──────── Information shown
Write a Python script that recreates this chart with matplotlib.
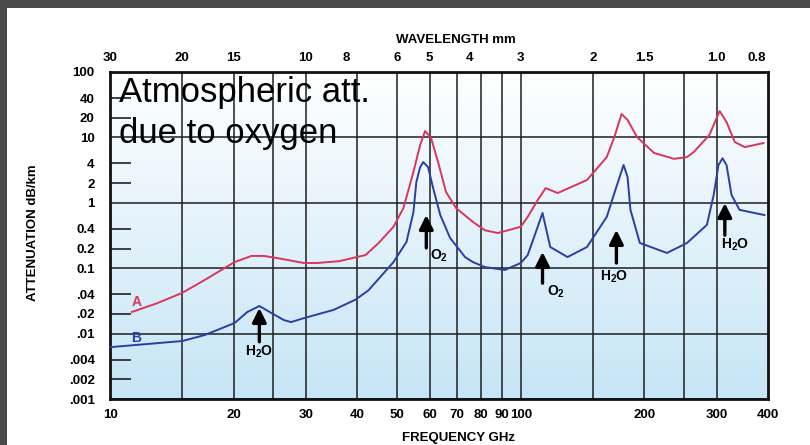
import matplotlib
matplotlib.use("Agg")
import matplotlib.pyplot as plt
import numpy as np
from matplotlib.ticker import FixedLocator, FixedFormatter, NullFormatter
from matplotlib.patches import Rectangle
from matplotlib.colors import LinearSegmentedColormap

# ==============================================================================
# DATA
# ==============================================================================
# curve A (red)
freq_a = [11.3, 13.0, 15.0, 17.0, 20.1, 22.1, 23.7, 25.5, 29.7, 31.9, 36.1, 41.9, 45.1,
          49.0, 51.8, 54.8, 56.9, 58.5, 60.5, 62.9, 65.8, 69.6, 76.5, 81.8, 88.0,
          100, 104, 110, 115, 123, 145, 162, 169, 176, 182, 192, 211, 236, 254,
          264, 288, 305, 317, 332, 351, 390]
att_a = [0.0214, 0.029, 0.042, 0.066, 0.124, 0.154, 0.154, 0.143, 0.120, 0.120, 0.128, 0.159, 0.243,
         0.43, 0.83, 2.96, 7.65, 12.5, 9.8, 4.2, 1.46, 0.83, 0.51, 0.38, 0.345,
         0.43, 0.61, 1.10, 1.68, 1.41, 2.23, 5.0, 10.1, 22.8, 18.5, 10.1, 5.8, 4.7, 5.0,
         6.0, 10.9, 25.3, 17.2, 8.5, 7.1, 8.2]

# curve B (blue)
freq_b = [10.0, 15.0, 17.0, 20.1, 21.6, 23.1, 24.7, 26.5, 27.6, 29.7, 35.0, 39.6, 42.6,
          49.0, 52.7, 54.8, 55.7, 56.9, 57.9, 59.5, 61.2, 63.7, 67.3, 73.2, 76.5,
          81.8, 91.5, 100, 104, 110, 113, 115, 118, 130, 145, 162, 170, 178, 182,
          185, 195, 227, 254, 284, 295, 303, 310, 317, 326, 341, 392]
att_b = [0.0062, 0.0077, 0.0095, 0.0145, 0.0214, 0.0264, 0.0207, 0.0161, 0.0150, 0.0173, 0.023, 0.033, 0.046,
         0.124, 0.252, 0.72, 2.08, 3.5, 4.2, 3.5, 1.68, 0.65, 0.29, 0.148, 0.124,
         0.104, 0.094, 0.120, 0.159, 0.43, 0.70, 0.43, 0.211, 0.148, 0.211, 0.61, 1.57, 3.78, 2.48,
         0.78, 0.243, 0.171, 0.243, 0.46, 1.32, 3.78, 4.8, 3.78, 1.32, 0.78, 0.65]

# axis ticks
y_major = [0.001, 0.01, 0.1, 1, 10, 100]
y_major_labels = ['.001', '.01', '0.1', '1', '10', '100']
y_minor = [0.002, 0.004, 0.02, 0.04, 0.2, 0.4, 2, 4, 20, 40]
y_minor_labels = ['.002', '.004', '.02', '.04', '0.2', '0.4', '2', '4', '20', '40']
freq_labels = [10, 20, 30, 40, 50, 60, 70, 80, 90, 100, 200, 300, 400]
freq_grid = [15, 20, 25, 30, 40, 50, 60, 70, 80, 90, 100, 150, 200, 250, 300]
wavelength_mm = [30, 20, 15, 10, 8, 6, 5, 4, 3, 2, 1.5, 1.0, 0.8]
wavelength_labels = ['30', '20', '15', '10', '8', '6', '5', '4', '3', '2', '1.5', '1.0', '0.8']

# absorption line markers: (label, freq, arrow tip, arrow tail, label x, label y)
lines = [
    ('H$_2$O', 23.1, 0.0246, 0.0075, 23.1, 0.0052),
    ('O$_2$', 58.9, 0.65, 0.204, 63.3, 0.154),
    ('O$_2$', 113, 0.177, 0.059, 122, 0.043),
    ('H$_2$O', 171, 0.384, 0.120, 169, 0.073),
    ('H$_2$O', 314, 0.99, 0.32, 332, 0.226),
]

# ==============================================================================
# PLOT
# ==============================================================================
plt.rcParams['font.family'] = ['Liberation Sans', 'DejaVu Sans']
plt.rcParams['font.weight'] = 'bold'
plt.rcParams['mathtext.fontset'] = 'custom'
plt.rcParams['mathtext.rm'] = 'Liberation Sans:bold'
plt.rcParams['mathtext.it'] = 'Liberation Sans:bold'
plt.rcParams['mathtext.bf'] = 'Liberation Sans:bold'

RED = '#d8365a'
BLUE = '#2a3ea6'

fig = plt.figure(figsize=(8.1, 4.45), dpi=100)
fig.patch.set_facecolor('white')

# dark frame at top / left
fig.patches.append(Rectangle((0, 1 - 8 / 445), 1, 8 / 445, transform=fig.transFigure,
                             facecolor='#4a4a4a', edgecolor='none', zorder=0))
fig.patches.append(Rectangle((0, 0), 7 / 810, 1, transform=fig.transFigure,
                             facecolor='#4a4a4a', edgecolor='none', zorder=0))

rect = [110 / 810, 46 / 445, 658 / 810, 327 / 445]

# gradient background
bg = fig.add_axes(rect, zorder=0)
cmap = LinearSegmentedColormap.from_list('bg', ['#ffffff', '#c6e5f6'])
bg.imshow(np.linspace(0, 1, 256)[:, None], aspect='auto', cmap=cmap,
          extent=[0, 1, 0, 1], origin='upper')
bg.axis('off')

ax = fig.add_axes(rect, zorder=1)
ax.patch.set_alpha(0)
ax.set_xscale('log')
ax.set_yscale('log')
ax.set_xlim(10, 400)
ax.set_ylim(0.001, 100)

ax.plot(freq_a, att_a, color=RED, lw=1.4, zorder=4, solid_joinstyle='round')
ax.plot(freq_b, att_b, color=BLUE, lw=1.4, zorder=4, solid_joinstyle='round')

# y ticks
ax.yaxis.set_major_locator(FixedLocator(y_major))
ax.yaxis.set_major_formatter(FixedFormatter(y_major_labels))
ax.yaxis.set_minor_locator(FixedLocator(y_minor))
ax.yaxis.set_minor_formatter(FixedFormatter(y_minor_labels))
ax.tick_params(axis='y', which='major', length=0, pad=11, labelsize=9.5)
ax.tick_params(axis='y', which='minor', direction='in', length=15, width=1.2,
               color='#222222', pad=11, labelsize=9.5)

# x ticks
ax.xaxis.set_major_locator(FixedLocator(freq_labels))
ax.xaxis.set_major_formatter(FixedFormatter([str(v) for v in freq_labels]))
ax.xaxis.set_minor_locator(FixedLocator(freq_grid))
ax.xaxis.set_minor_formatter(NullFormatter())
ax.tick_params(axis='x', which='both', length=0, pad=7, labelsize=9.5)

ax.grid(axis='y', which='major', color='#1e1e1e', lw=1.1, zorder=2)
for f in freq_grid:
    ax.axvline(f, color='#1e1e1e', lw=1.1, zorder=2)
for sp in ax.spines.values():
    sp.set_linewidth(2)
    sp.set_color('#111111')

# top wavelength axis
ax2 = ax.twiny()
ax2.set_xscale('log')
ax2.set_xlim(ax.get_xlim())
ax2.xaxis.set_major_locator(FixedLocator([300.0 / w for w in wavelength_mm]))
ax2.xaxis.set_major_formatter(FixedFormatter(wavelength_labels))
ax2.xaxis.set_minor_locator(FixedLocator([]))
ax2.tick_params(axis='x', which='both', length=0, pad=6, labelsize=9.5)
for sp in ax2.spines.values():
    sp.set_visible(False)

# curve labels
ax.text(11.6, 0.030, 'A', color=RED, fontsize=10, ha='center', va='center', zorder=5)
ax.text(11.6, 0.0086, 'B', color=BLUE, fontsize=10, ha='center', va='center', zorder=5)

# absorption line arrows
for name, fx, tip, tail, lx, ly in lines:
    ax.annotate('', xy=(fx, tip), xytext=(fx, tail),
                arrowprops=dict(arrowstyle='-|>,head_length=0.6,head_width=0.3',
                                color='black', lw=2.4, shrinkA=0, shrinkB=0,
                                mutation_scale=14), zorder=5)
    ax.text(lx, ly, name, fontsize=10, ha='center', va='center', zorder=5)

# axis titles
fig.text(456 / 810, 1 - 40 / 445, 'WAVELENGTH mm', fontsize=9.5, ha='center', va='center')
fig.text(458 / 810, 1 - 432 / 445, 'FREQUENCY GHz', fontsize=9.5, ha='center', va='top')
fig.text(33 / 810, 1 - 233 / 445, 'ATTENUATION dB/km', fontsize=9.5, rotation=90,
         ha='center', va='center')

# big annotation
fig.text(119 / 810, 1 - 76 / 445, 'Atmospheric att.\ndue to oxygen', fontsize=25,
         fontweight='normal', ha='left', va='top', linespacing=1.3, zorder=10)

plt.savefig('out.png', dpi=100)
────────────────
Instruction: Your task is to reproduce exactly the lines from the start of the data above through the line containing "from matplotlib.colors import", leaving every picture out.

Complete answer:
Write a Python script that recreates this chart with matplotlib.
import matplotlib
matplotlib.use("Agg")
import matplotlib.pyplot as plt
import numpy as np
from matplotlib.ticker import FixedLocator, FixedFormatter, NullFormatter
from matplotlib.patches import Rectangle
from matplotlib.colors import LinearSegmentedColormap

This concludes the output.